## Task objective
Report every line in the listing that contains the string "picture".

## Supplied data
____________________

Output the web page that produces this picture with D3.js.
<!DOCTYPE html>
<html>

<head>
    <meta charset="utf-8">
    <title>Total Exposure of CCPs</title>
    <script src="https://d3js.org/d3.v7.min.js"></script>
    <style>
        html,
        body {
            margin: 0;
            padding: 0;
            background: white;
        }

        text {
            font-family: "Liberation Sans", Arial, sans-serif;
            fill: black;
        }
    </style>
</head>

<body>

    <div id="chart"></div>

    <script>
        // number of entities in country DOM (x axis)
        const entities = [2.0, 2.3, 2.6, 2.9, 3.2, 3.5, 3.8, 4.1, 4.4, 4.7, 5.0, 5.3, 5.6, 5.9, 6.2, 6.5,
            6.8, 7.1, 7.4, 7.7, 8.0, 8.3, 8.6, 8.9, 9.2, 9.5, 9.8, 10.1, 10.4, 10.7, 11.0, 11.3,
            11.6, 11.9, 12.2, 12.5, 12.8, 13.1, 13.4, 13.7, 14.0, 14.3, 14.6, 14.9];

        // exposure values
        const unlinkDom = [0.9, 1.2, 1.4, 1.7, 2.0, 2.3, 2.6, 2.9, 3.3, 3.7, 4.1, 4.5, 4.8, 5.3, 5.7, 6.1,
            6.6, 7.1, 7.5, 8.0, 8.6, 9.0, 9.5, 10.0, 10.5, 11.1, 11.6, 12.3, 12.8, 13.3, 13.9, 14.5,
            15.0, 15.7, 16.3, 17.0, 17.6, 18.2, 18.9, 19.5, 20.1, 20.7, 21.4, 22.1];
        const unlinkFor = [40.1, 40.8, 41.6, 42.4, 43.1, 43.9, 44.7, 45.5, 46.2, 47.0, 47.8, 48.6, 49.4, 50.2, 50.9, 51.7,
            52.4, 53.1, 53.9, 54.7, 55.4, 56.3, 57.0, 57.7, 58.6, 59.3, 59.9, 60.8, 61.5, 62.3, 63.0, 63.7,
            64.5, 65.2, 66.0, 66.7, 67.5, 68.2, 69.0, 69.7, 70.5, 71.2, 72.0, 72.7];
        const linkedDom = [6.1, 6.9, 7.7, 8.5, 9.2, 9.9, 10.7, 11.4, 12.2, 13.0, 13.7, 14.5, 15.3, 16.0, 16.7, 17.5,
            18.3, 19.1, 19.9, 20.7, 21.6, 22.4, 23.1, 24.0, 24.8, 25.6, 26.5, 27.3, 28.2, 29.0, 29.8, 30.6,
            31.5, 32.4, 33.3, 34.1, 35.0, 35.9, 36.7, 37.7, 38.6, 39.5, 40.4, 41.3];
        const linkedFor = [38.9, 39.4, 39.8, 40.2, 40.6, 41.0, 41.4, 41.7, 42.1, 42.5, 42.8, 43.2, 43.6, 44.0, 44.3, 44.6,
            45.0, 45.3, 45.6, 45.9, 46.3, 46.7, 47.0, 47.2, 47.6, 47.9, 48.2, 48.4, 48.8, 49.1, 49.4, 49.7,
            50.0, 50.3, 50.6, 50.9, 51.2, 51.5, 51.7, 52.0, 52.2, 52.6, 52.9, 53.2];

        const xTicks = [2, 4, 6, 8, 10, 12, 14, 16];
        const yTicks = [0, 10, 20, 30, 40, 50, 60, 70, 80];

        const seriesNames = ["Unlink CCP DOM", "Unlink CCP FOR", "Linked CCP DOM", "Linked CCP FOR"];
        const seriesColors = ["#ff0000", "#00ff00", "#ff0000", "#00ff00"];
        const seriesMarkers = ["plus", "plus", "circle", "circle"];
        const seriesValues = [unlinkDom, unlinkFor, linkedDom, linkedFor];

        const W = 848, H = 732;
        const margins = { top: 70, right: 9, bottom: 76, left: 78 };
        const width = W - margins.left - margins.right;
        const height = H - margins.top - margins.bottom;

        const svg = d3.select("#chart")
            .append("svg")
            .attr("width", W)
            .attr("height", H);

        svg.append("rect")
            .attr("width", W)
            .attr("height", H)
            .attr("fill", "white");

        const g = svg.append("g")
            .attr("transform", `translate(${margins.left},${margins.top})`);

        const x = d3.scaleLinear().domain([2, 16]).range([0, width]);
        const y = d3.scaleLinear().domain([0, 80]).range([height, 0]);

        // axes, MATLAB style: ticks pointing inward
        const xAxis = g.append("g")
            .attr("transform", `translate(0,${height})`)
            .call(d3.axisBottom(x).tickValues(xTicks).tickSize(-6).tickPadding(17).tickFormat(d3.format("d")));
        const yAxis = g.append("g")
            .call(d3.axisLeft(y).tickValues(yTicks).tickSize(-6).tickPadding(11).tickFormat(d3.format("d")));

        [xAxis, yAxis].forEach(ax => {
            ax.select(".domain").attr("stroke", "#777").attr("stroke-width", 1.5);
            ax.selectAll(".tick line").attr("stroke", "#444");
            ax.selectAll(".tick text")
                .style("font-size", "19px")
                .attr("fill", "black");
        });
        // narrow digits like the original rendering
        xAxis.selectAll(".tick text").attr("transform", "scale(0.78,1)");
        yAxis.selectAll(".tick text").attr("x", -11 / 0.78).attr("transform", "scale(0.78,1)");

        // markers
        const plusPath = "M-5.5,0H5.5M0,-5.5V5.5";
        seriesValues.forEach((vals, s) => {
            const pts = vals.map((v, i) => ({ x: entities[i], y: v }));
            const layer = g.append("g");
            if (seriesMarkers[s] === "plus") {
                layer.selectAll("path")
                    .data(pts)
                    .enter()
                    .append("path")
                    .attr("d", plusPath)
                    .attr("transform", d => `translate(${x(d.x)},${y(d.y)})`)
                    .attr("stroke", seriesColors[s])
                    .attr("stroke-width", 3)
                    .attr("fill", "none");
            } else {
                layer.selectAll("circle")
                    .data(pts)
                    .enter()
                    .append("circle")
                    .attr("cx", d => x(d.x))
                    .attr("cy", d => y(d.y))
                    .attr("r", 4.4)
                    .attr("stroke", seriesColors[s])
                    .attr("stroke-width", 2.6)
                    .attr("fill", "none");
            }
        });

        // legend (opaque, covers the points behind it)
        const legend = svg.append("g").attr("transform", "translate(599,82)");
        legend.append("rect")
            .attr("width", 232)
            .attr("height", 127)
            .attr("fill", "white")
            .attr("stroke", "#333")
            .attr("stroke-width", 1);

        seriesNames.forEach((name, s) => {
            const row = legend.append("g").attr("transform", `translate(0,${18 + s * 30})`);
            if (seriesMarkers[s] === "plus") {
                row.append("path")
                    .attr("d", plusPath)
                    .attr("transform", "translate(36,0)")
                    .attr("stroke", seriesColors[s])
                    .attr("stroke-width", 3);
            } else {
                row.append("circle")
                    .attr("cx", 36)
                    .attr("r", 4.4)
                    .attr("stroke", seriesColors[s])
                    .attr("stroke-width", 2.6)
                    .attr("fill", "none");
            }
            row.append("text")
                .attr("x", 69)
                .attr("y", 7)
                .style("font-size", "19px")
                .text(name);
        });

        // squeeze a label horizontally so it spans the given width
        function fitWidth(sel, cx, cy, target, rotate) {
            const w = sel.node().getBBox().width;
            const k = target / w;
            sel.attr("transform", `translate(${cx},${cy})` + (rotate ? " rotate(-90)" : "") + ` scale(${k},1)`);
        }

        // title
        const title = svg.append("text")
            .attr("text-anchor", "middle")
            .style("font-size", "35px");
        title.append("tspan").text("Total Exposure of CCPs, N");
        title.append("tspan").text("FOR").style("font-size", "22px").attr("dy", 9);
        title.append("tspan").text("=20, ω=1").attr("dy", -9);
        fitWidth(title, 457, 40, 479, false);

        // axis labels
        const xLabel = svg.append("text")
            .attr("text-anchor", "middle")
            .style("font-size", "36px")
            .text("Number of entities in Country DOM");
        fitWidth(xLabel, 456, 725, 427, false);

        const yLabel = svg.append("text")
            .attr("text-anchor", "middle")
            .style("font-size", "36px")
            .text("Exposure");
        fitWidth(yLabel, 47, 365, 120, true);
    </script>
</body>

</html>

____________________

## Result of this exercise
Output the web page that produces this picture with D3.js.

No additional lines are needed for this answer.